Moreover, Brazil could fall into a vicious cycle: the more dams that are built in the Amazon, the greater the deforestation, which adds to climate change, which in turn reduces the efficiency of the dams. Carlos Ritti, the secretary-general of OC, comments: “Energy planning needs to be reviewed urgently in light of the data in ‘2040’, if the government is to avoid investing billions of reais [Brazil’s currency] in projects that don’t pay for themselves.”
The report also looks at the impact of climate change in other areas. Particularly hard hit will be agriculture. Some of the country’s main crops could suffer a serious decline in the areas already under cultivation — corn (28%), beans (26%) and rice (24%). Worst affected would be the country’s main export crop — soybeans, with a decline of up to 39%. This could translate into significant financial losses, since the soybean crop currently brings in US $20 billion in export earnings each year.
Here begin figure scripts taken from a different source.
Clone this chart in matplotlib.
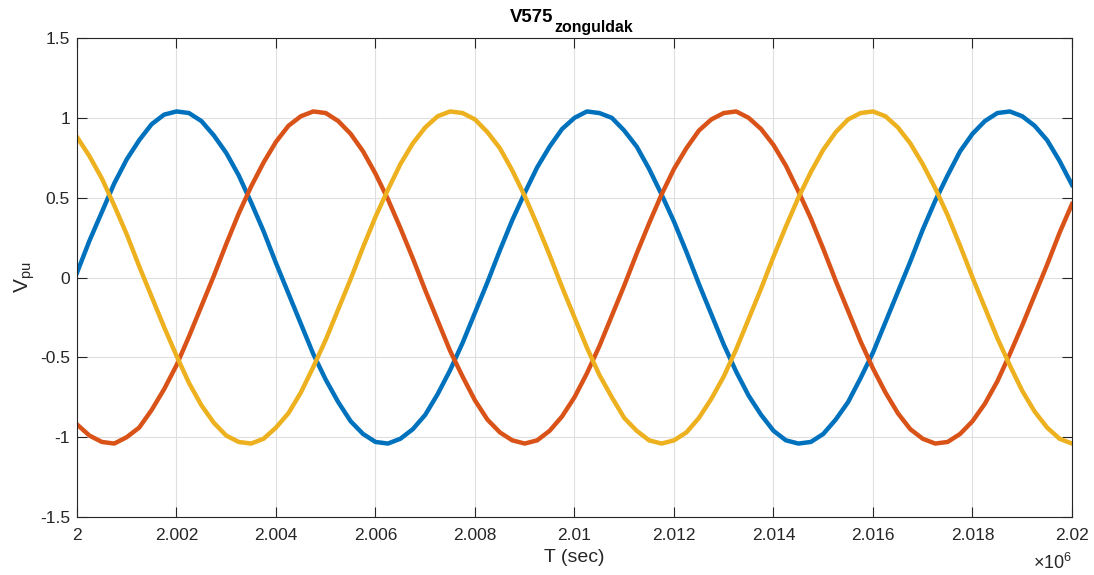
import matplotlib
matplotlib.use("Agg")
import matplotlib.pyplot as plt

plt.rcParams['font.family'] = ['Liberation Sans', 'DejaVu Sans']
plt.rcParams['mathtext.fontset'] = 'custom'
plt.rcParams['mathtext.rm'] = 'Liberation Sans'
plt.rcParams['mathtext.it'] = 'Liberation Sans'
plt.rcParams['mathtext.bf'] = 'Liberation Sans:bold'

# time in units of 1e6 sec (as shown on the axis with x10^6 multiplier)
t = [2.00000, 2.00025, 2.00050, 2.00075, 2.00100, 2.00125, 2.00150, 2.00175,
     2.00200, 2.00225, 2.00250, 2.00275, 2.00300, 2.00325, 2.00350, 2.00375,
     2.00400, 2.00425, 2.00450, 2.00475, 2.00500, 2.00525, 2.00550, 2.00575,
     2.00600, 2.00625, 2.00650, 2.00675, 2.00700, 2.00725, 2.00750, 2.00775,
     2.00800, 2.00825, 2.00850, 2.00875, 2.00900, 2.00925, 2.00950, 2.00975,
     2.01000, 2.01025, 2.01050, 2.01075, 2.01100, 2.01125, 2.01150, 2.01175,
     2.01200, 2.01225, 2.01250, 2.01275, 2.01300, 2.01325, 2.01350, 2.01375,
     2.01400, 2.01425, 2.01450, 2.01475, 2.01500, 2.01525, 2.01550, 2.01575,
     2.01600, 2.01625, 2.01650, 2.01675, 2.01700, 2.01725, 2.01750, 2.01775,
     2.01800, 2.01825, 2.01850, 2.01875, 2.01900, 2.01925, 2.01950, 2.01975,
     2.02000]

phase_a = [0.03, 0.23, 0.41, 0.59, 0.74, 0.86, 0.96, 1.02, 1.04, 1.03,
           0.98, 0.89, 0.78, 0.64, 0.47, 0.29, 0.09, -0.10, -0.29, -0.48,
           -0.64, -0.78, -0.90, -0.98, -1.03, -1.04, -1.01, -0.95, -0.86, -0.73,
           -0.58, -0.41, -0.22, -0.03, 0.17, 0.36, 0.53, 0.69, 0.82, 0.93,
           1.00, 1.04, 1.03, 1.00, 0.92, 0.82, 0.68, 0.52, 0.35, 0.16,
           -0.04, -0.23, -0.42, -0.59, -0.74, -0.86, -0.96, -1.02, -1.04, -1.03,
           -0.98, -0.89, -0.78, -0.63, -0.47, -0.28, -0.09, 0.10, 0.30, 0.48,
           0.64, 0.79, 0.90, 0.98, 1.03, 1.04, 1.01, 0.95, 0.86, 0.73,
           0.58]

phase_b = [-0.92, -0.99, -1.03, -1.04, -1.00, -0.94, -0.83, -0.70, -0.55, -0.37,
           -0.18, 0.01, 0.21, 0.40, 0.57, 0.72, 0.85, 0.95, 1.01, 1.04,
           1.03, 0.98, 0.90, 0.79, 0.65, 0.49, 0.31, 0.12, -0.08, -0.27,
           -0.46, -0.62, -0.77, -0.89, -0.97, -1.02, -1.04, -1.02, -0.96, -0.87,
           -0.75, -0.60, -0.43, -0.24, -0.05, 0.15, 0.34, 0.52, 0.68, 0.81,
           0.92, 0.99, 1.03, 1.04, 1.00, 0.93, 0.83, 0.70, 0.54, 0.37,
           0.18, -0.02, -0.21, -0.40, -0.57, -0.72, -0.85, -0.95, -1.01, -1.04,
           -1.03, -0.98, -0.90, -0.79, -0.65, -0.48, -0.30, -0.11, 0.08, 0.28,
           0.46]

phase_c = [0.88, 0.76, 0.62, 0.45, 0.27, 0.07, -0.12, -0.31, -0.49, -0.66,
           -0.80, -0.91, -0.99, -1.03, -1.04, -1.01, -0.94, -0.85, -0.72, -0.56,
           -0.39, -0.20, -0.01, 0.19, 0.38, 0.55, 0.71, 0.84, 0.94, 1.01,
           1.04, 1.03, 0.99, 0.91, 0.81, 0.67, 0.51, 0.33, 0.14, -0.06,
           -0.25, -0.44, -0.61, -0.75, -0.88, -0.96, -1.02, -1.04, -1.02, -0.97,
           -0.88, -0.76, -0.62, -0.45, -0.26, -0.07, 0.13, 0.32, 0.50, 0.66,
           0.80, 0.91, 0.99, 1.03, 1.04, 1.01, 0.94, 0.84, 0.71, 0.56,
           0.39, 0.20, 0.00, -0.19, -0.38, -0.55, -0.71, -0.84, -0.94, -1.01,
           -1.04]

xticks = [2.000, 2.002, 2.004, 2.006, 2.008, 2.010, 2.012, 2.014, 2.016, 2.018, 2.020]
xtick_labels = ['2', '2.002', '2.004', '2.006', '2.008', '2.01', '2.012', '2.014',
                '2.016', '2.018', '2.02']
yticks = [-1.5, -1, -0.5, 0, 0.5, 1, 1.5]
ytick_labels = ['-1.5', '-1', '-0.5', '0', '0.5', '1', '1.5']

colors = ['#0072BD', '#D95319', '#EDB120']
dark = '#262626'

W, H = 1094, 575
fig = plt.figure(figsize=(W / 100, H / 100), dpi=100)
ax = fig.add_axes([77 / W, 1 - 517 / H, (1072 - 77) / W, (517 - 38) / H])

for series, c in zip([phase_a, phase_b, phase_c], colors):
    ax.plot(t, series, color=c, linewidth=3.2, solid_joinstyle='round')

ax.set_xlim(2.000, 2.020)
ax.set_ylim(-1.5, 1.5)
ax.set_xticks(xticks)
ax.set_xticklabels(xtick_labels)
ax.set_yticks(yticks)
ax.set_yticklabels(ytick_labels)

ax.grid(True, color='#dfdfdf', linewidth=0.8)
ax.set_axisbelow(True)
ax.tick_params(direction='in', length=7, width=0.8, color=dark, labelcolor=dark,
               labelsize=12.5, top=True, right=True)
ax.tick_params(axis='x', pad=8)
ax.tick_params(axis='y', pad=5)
for s in ax.spines.values():
    s.set_color(dark)
    s.set_linewidth(0.8)

# title: V575 with subscript "zonguldak"
fig.text(510 / W, 1 - 22 / H, 'V575', fontsize=13.4, fontweight='bold',
         color='black', ha='left', va='baseline')
fig.text(554 / W, 1 - 32 / H, 'zonguldak', fontsize=11.4, fontweight='bold',
         color='black', ha='left', va='baseline')

ax.set_xlabel('T (sec)', fontsize=14, color=dark, labelpad=4.5)
ax.set_ylabel(r'$\mathrm{V_{pu}}$', fontsize=15, color=dark, labelpad=2)

fig.text(1072 / W, 1 - 569 / H, r'$\times10^{6}$', fontsize=13, color=dark,
         ha='right', va='baseline')

fig.savefig('out.png', dpi=100, facecolor='white')
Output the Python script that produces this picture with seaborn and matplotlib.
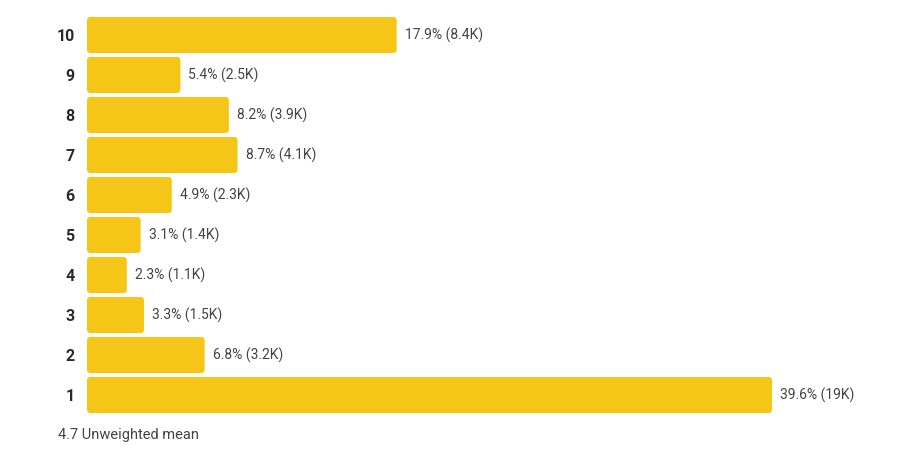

The report relies on simulations, which, of course, can always be wrong. But one conclusion seems certain: Brazil cannot plan for the future based on past assumptions that the climate will essentially remain the same. As Roberto Schaeffer, a scientist involved in the study, told OC: “We can’t do this any more. The future will not necessarily repeat the past.” It is a lesson that other countries will have to learn too, as the world moves into the anthropogenic era — a time of rapid, human triggered, climate disruption.